Moreover, Baffert has won the American Triple Crown twice, once with 2015 Haskell winner American Pharoah and again with Justify in 2018.

In his native Venezuela, Delgado has won that country’s Triple Crown four times. His resume also includes five wins in the Clasico Internacional Simon Bolivar, Venezuela’s most famous race, and three victories in the prestigious Clasico Internacional del Caribe (G1).

Still, winning the Kentucky Derby is a horse of a different color.

“I am very famous in Venezuela. But now things have changed a lot for me,” he said. “Right now in the United States, the best race is the Kentucky Derby. Everybody, every trainer, every rider, every owner wants to win it, no? It was very amazing. I shared it with my family, my son, my grandson. It was very, very nice.”

Indeed. And it has put him squarely in the cross hairs.

“Pressure? Yes,” he said. “There is pressure on me. There is pressure on the horse. Before the Derby he was one horse, a normal horse. Now each race is very important and each brings more attention from all the people. There is a target on my back now.

“One day at the Preakness, and I don’t want to speak the trainer’s name, but he is one of the best trainers in the United States and he’s won three or four Kentucky Derbys. He said to me, ‘Gustavo, when you win the Kentucky Derby, you want to enjoy it before the Preakness. If you have the good luck to win the Preakness, you’ll have three weeks where you can’t sleep.’ It’s very much pressure on me now. But it’s nice.”

After his 15-1 Kentucky Derby upset, Mage ran third in the Preakness behind the Baffert-trained National Treasure.

The son of 2018 Haskell winner Good Magic, who skipped the Belmont, needed to recover, recoup and refresh from his demanding 2023 race schedule.

“Remember, Mage had five races consecutively,” Delgado said. “We had the maiden special (Jan. 28). Then in one month there was the Fountain of Youth (March 4), then one more month it was the Florida Derby (April 1), then one month more it was the Kentucky Derby (May 6) and then, only two weeks more, two weeks, was the Preakness.

“He needed to relax. He needed a rest.”

Now Mage is fresh, fired up and ready to go. Delagado, who is also a co-owner of Mage, sent the colt onto the track Thursday morning to get acquainted with his new surroundings and pronounced him ready for the Haskell.

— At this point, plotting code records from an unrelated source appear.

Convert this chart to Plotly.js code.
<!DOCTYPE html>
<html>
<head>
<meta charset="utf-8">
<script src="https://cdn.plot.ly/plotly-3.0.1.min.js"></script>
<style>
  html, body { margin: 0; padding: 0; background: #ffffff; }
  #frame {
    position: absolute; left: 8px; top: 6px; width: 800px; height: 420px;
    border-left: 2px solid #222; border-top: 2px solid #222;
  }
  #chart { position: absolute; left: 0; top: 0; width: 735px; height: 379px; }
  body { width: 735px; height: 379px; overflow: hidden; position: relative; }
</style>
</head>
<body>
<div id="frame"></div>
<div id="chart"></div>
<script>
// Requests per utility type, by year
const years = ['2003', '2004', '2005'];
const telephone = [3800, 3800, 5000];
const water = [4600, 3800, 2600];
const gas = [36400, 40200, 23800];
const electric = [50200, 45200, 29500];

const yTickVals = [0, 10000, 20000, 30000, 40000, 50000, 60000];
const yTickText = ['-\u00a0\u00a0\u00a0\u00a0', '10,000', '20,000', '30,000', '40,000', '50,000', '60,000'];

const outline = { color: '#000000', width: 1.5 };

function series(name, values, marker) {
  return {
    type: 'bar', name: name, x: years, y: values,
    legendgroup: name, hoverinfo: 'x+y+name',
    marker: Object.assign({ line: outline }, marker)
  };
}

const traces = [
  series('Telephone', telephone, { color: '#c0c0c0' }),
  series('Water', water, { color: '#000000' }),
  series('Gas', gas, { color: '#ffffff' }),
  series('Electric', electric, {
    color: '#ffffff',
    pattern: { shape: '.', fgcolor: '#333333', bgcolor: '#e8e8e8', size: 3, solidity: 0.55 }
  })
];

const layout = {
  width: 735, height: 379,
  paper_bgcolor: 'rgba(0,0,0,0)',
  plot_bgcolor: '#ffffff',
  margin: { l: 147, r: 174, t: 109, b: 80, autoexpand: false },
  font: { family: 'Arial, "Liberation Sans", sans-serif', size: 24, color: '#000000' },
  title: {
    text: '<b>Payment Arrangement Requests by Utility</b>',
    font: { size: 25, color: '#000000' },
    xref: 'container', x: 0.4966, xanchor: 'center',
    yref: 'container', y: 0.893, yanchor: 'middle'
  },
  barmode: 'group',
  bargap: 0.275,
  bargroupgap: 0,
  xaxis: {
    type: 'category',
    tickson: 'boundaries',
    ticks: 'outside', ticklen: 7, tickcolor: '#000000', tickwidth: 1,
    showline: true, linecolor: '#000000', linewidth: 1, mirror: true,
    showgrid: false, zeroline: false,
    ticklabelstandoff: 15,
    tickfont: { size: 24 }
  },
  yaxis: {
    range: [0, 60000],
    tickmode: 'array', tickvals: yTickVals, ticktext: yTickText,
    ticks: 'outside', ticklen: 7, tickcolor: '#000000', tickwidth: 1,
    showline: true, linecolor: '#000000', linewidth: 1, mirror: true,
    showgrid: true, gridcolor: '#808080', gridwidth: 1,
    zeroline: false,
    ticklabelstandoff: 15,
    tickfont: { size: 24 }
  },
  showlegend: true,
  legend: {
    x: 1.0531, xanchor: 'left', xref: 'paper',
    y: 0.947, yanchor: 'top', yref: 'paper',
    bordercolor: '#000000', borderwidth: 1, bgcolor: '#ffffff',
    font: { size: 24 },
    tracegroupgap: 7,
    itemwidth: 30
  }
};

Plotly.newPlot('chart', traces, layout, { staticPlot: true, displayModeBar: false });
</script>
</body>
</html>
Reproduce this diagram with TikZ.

“This morning it was just some jogging and a little gallop, only to get to know the track. Today when he went to the track here for the first time, he was very professional,” he said. “He was alert, looking at everything. I feel that he liked the track. For this race, his last two works were impressionable. He feels good, he’s very happy. He’s very professional and he is very talented.”

On Saturday Delgado hopes to join Lukas, Baffert, and Pletcher – all Hall of Famers – in another prestigious club. Baffert holds the record with nine Haskell wins, Pletcher has three and Lukas has won this race once.

Baffert will send out 5-2 morning line favorite Arabian Knight, and Pletcher will saddle Tapit Trice.

Mage and Tapit Trice are co-second choices on the morning line at 3-1.

The significance of the winning the Haskell, which is also a win-and-you’re-in for the $6 million Breeders’ Cup Classic, is not lost on the newest Kentucky Derby-winning trainer as he prepares to compete in the race for the first time.

“This race is very important,” Delgado said. “There are all the things for consideration. There is the purse and the Breeders’ Cup, but more important is the Grade 1. This is the right move for us to be here.”